PARK CITY, Utah (Reuters) - Singer Mariah Carey has taken a break from pop stardom to act in new movie "Push," but far from her lead role in semi-autobiographical "Glitter," Carey has opted for a supporting part in this often grim tale.
In fact, the real star of "Push," which debuted this past weekend at Sundance, is an unknown actress from Harlem, Gabourney Sidibe, playing an obese and overburdened 16-year-old named "Precious" Jones who is twice impregnated by her father and is beaten by her mother.
Yet, she also has adults who look out for her, and one of those is welfare case worker, Mrs. Weiss, played by Carey.
With her stringy hair and no nonsense attitude, Mrs. Weiss is far from the glamorous role Carey took in 2001's "Glitter," which was loosely based on her own rise to pop music stardom.
But that movie was panned by critics and earned only $5.3 million at global box offices. Since then, Carey has starred in a few movies, but for the most part they have been seen only on TV, DVD or outside the United States.
"Push," however, is based on a best-selling novel and directed by Lee Daniels who produced "Monster's Ball," which earned Halle Berry a best actress Oscar. So curiosity was running high at Sundance to see how Carey performed.
At least one early review was positive. Show business paper Daily Variety called "Push," "courageous and uncompromising," and added that "among the many delightful surprises in the film is Mariah Carey, who is pitch-perfect as a welfare counselor and serves as this demi-tragedy's Greek chorus."
In "Push," Carey has chosen the small but pivotal role of a woman who unravels Precious' monstrous home life of abuse and teenage motherhood.
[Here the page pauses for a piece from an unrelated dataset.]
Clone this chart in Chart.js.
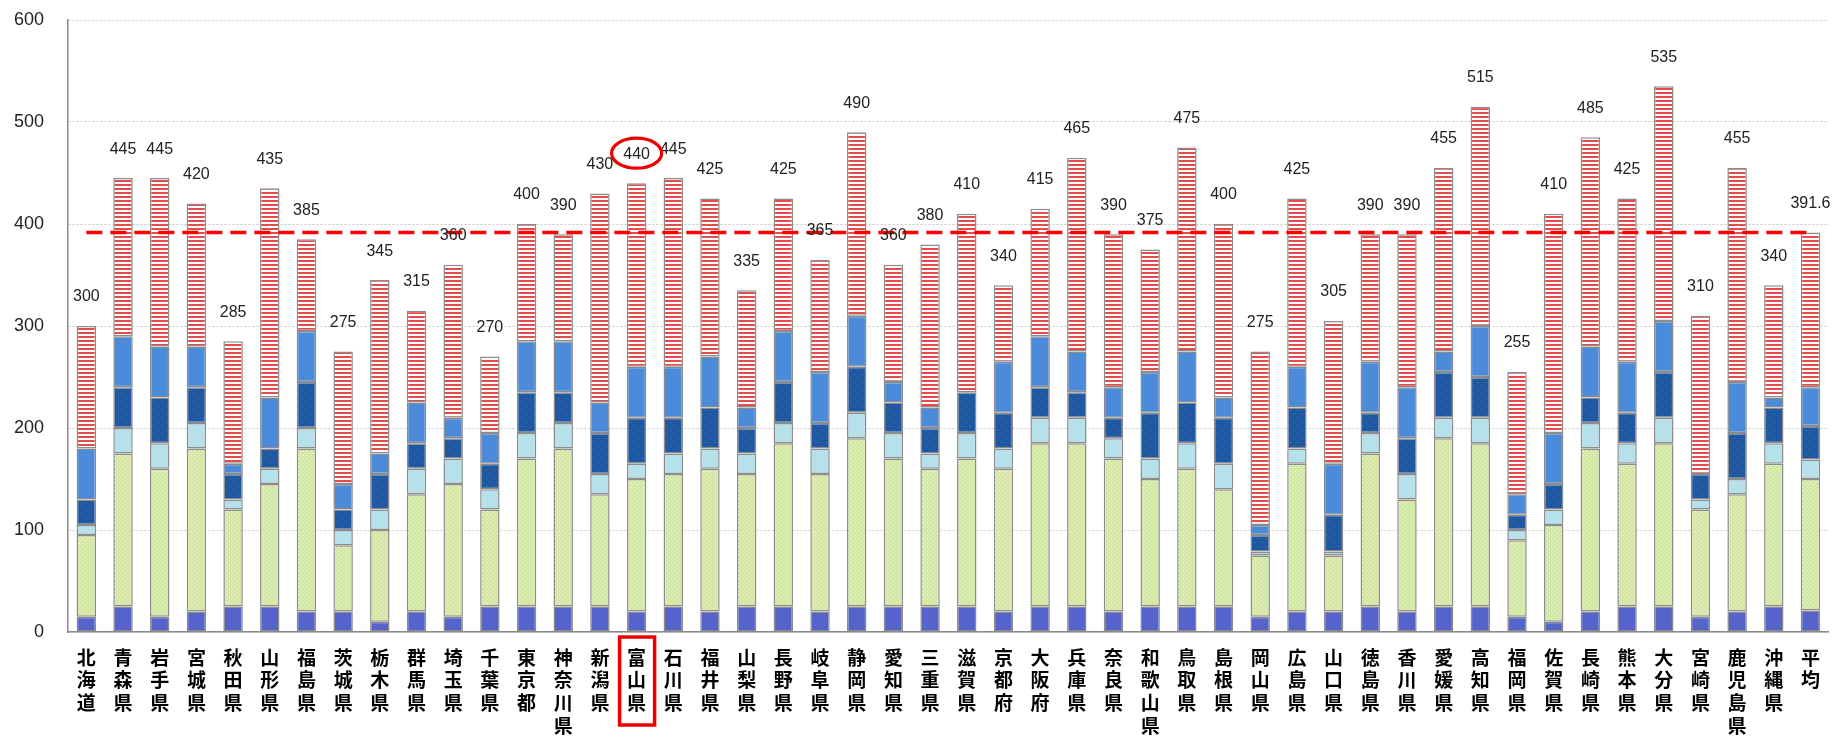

"Mrs. Weiss is sort of the eyes of the audience, the people who don't know anybody like this in their lives," Carey told reporters late Saturday.
"Yes it's her job ... but even someone who goes through that every day and sees these horrific things, she hears something that changes her," Carey said about the range of emotions she must show as Mrs. Weiss.
Despite its dark material, the film had Sundance audiences laughing at several comic scenes, revolving around surrealistic dreams Precious creates to escape. In one, she sees herself and her mother transported into a Sophia Loren movie playing on television, where her mom curses at her in Italian.
"Push" is based on a novel of the same name by New York writer Sapphire, whose given name is Ramona Lofton. The book proved controversial when it hit retail stories in 1996 because of its graphic description of incest, but it also made it to the New York Times Bestseller list.
"I was just glued to this book when I read it in, I guess '98, and it stays with you," Carey said.
Carey is not the only Grammy-winning singer in the movie. Rocker Lenny Kravitz plays a small role as a nurse's aide who helps Precious deliver her second child.
That star power could help give the film wider release in the U.S. and internationally. The filmmakers are still in talks with studios to find a distributor.